For all the resources the news services have available to them, some of them do seem to have disturbingly short memories, as you say, focussing primarily on the most recent occurances, rather than looking at the whole picture. Perhaps they think that is all people care about.

Anonymous said...

Technically, it's called "Selective Perception". People naturally filter out information that doesn't reinforce their preconceived ideas of things, rejecting conflicting information as wrong or biased, taking in info that reinforces their beliefs as truth. Natural human thing. Things you agree with seem obviously true. It's a lot harder to accept that you may be wrong. Helps a lot if time has passed and the issues are less emotional.

For example, many of the closet leftie media types, people who used to work for Democratic politicians as aids (too many to mention) who've been talking so respectfully in the last few days about how Fords pardon of Nixon was a good thing for the nation, back in the day, wanted to impeach him for it, saying it was a payoff to Nixon for putting Ford in office. I was in junior high and high school at the time and remember it well.
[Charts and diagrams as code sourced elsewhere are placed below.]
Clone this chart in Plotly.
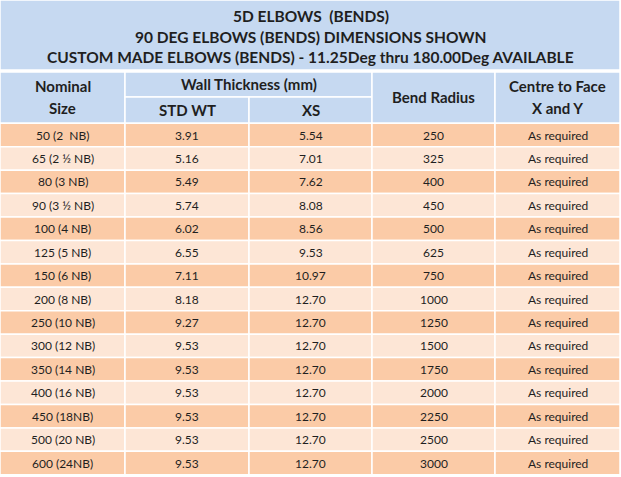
import plotly.graph_objects as go

title_lines = ["5D ELBOWS  (BENDS)", "90 DEG ELBOWS (BENDS) DIMENSIONS SHOWN",
               "CUSTOM MADE ELBOWS (BENDS) - 11.25Deg thru 180.00Deg AVAILABLE"]
nominal = ["50 (2  NB)", "65 (2 ½ NB)", "80 (3 NB)", "90 (3 ½ NB)", "100 (4 NB)", "125 (5 NB)",
           "150 (6 NB)", "200 (8 NB)", "250 (10 NB)", "300 (12 NB)", "350 (14 NB)",
           "400 (16 NB)", "450 (18NB)", "500 (20 NB)", "600 (24NB)"]
std_wt = ["3.91", "5.16", "5.49", "5.74", "6.02", "6.55", "7.11", "8.18", "9.27", "9.53",
          "9.53", "9.53", "9.53", "9.53", "9.53"]
xs = ["5.54", "7.01", "7.62", "8.08", "8.56", "9.53", "10.97", "12.70", "12.70", "12.70",
      "12.70", "12.70", "12.70", "12.70", "12.70"]
bend_radius = ["250", "325", "400", "450", "500", "625", "750", "1000", "1250", "1500",
               "1750", "2000", "2250", "2500", "3000"]
centre_face = ["As required"] * 15

W, H = 621, 477
col_x = [0, 125, 249, 372, 495, 620]
title_top, title_bot = 0, 70
head_top, head_mid, head_bot = 72, 97, 123.3
row_h = 23.43
blue = "#C6D9F1"
peach = ["#FBCBA7", "#FDE6D6"]
txt = "#1F1F1F"
font = "Lato"

shapes, ann = [], []

def rect(x0, y0, x1, y1, color):
    shapes.append(dict(type="rect", x0=x0, x1=x1, y0=y0, y1=y1, fillcolor=color,
                       line=dict(color="white", width=1.5), layer="below"))

def label(x, y, text, size, bold=False):
    ann.append(dict(x=x, y=y, text=f"<b>{text}</b>" if bold else text, showarrow=False,
                    font=dict(family=font, size=size, color=txt), xanchor="center", yanchor="middle"))

# title block
rect(0, title_top, W - 1, title_bot, blue)
for i, t in enumerate(title_lines):
    label(W / 2, 16 + i * 20.5, t, 15.5, True)

# header
rect(col_x[0], head_top, col_x[1], head_bot, blue)
rect(col_x[1], head_top, col_x[3], head_mid, blue)
rect(col_x[1], head_mid, col_x[2], head_bot, blue)
rect(col_x[2], head_mid, col_x[3], head_bot, blue)
rect(col_x[3], head_top, col_x[4], head_bot, blue)
rect(col_x[4], head_top, col_x[5], head_bot, blue)
label((col_x[0] + col_x[1]) / 2, 86, "Nominal", 15, True)
label((col_x[0] + col_x[1]) / 2, 108, "Size", 15, True)
label((col_x[1] + col_x[3]) / 2, 84, "Wall Thickness (mm)", 15, True)
label((col_x[1] + col_x[2]) / 2, 110, "STD WT", 15, True)
label((col_x[2] + col_x[3]) / 2, 110, "XS", 15, True)
label((col_x[3] + col_x[4]) / 2, 97, "Bend Radius", 15, True)
label((col_x[4] + col_x[5]) / 2, 86, "Centre to Face", 15, True)
label((col_x[4] + col_x[5]) / 2, 108, "X and Y", 15, True)

# body
columns = [nominal, std_wt, xs, bend_radius, centre_face]
for r in range(len(nominal)):
    y0 = head_bot + r * row_h
    for c, col in enumerate(columns):
        rect(col_x[c], y0, col_x[c + 1], y0 + row_h, peach[r % 2])
        label((col_x[c] + col_x[c + 1]) / 2, y0 + row_h / 2, col[r], 12)

fig = go.Figure()
fig.update_layout(
    width=W, height=H, margin=dict(l=0, r=0, t=0, b=0),
    paper_bgcolor="white", plot_bgcolor="white",
    xaxis=dict(range=[0, W], visible=False, fixedrange=True),
    yaxis=dict(range=[H, 0], visible=False, fixedrange=True),
    shapes=shapes, annotations=ann, showlegend=False,
)
fig.write_html("out.html", config=dict(displayModeBar=False),
               post_script="document.body.style.margin='0';document.body.style.overflow='hidden';")
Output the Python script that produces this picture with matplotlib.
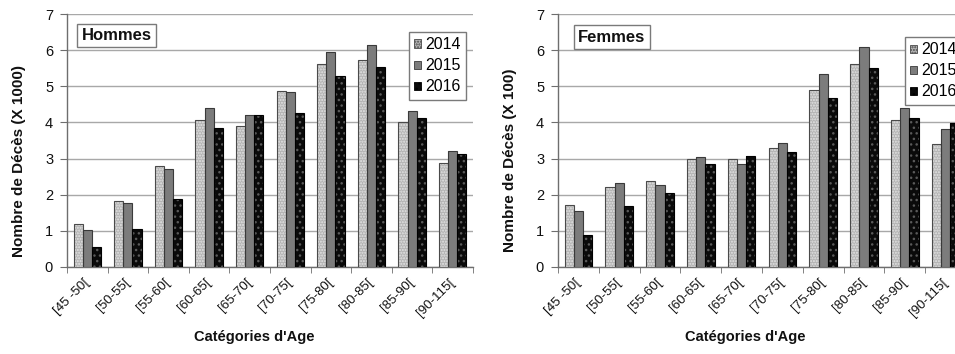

Thing is, ideally, the media is SUPPOSED to show us "just the facts", and then let us sort them out, but you can't help but allow your perceptions of things to be influenced one way or the other. Again, natural human thing. How many ideal situations exist anyway. So the MSM has always been biased. NPR is as liberal is it comes, and Fox and most talk radio are conservative, and the bloggosphere splits things down the middle. As long as you know what yer listening to, you can be an intelligent consumer of the news and not let people feed you allot of crap as "objective truth".

Anyway, that's what I teach people in my government class.

Anonymous said...

In retrospect, I don't know which is more depressing... watching the news or sitting through another friggin' Cowboy game watching them play grabbass rather than football. Sheesh.

Anonymous said...

I'm one of those lucky government/contractor type folks that gets 1/2/07 off for the Ford funeral.

I'm not sure if I'll watch it on TV and give a running audioblog commentary on it or not.

I'll keep ya posted.

Anonymous said...

I stopped watching the news years ago. I didn't even know that Angelina Jolie was Jon Voight's daughter...

Anonymous said...

GAAAH!! No way !! NO Way!! NO WAY!!! STOP TORTURING ME!!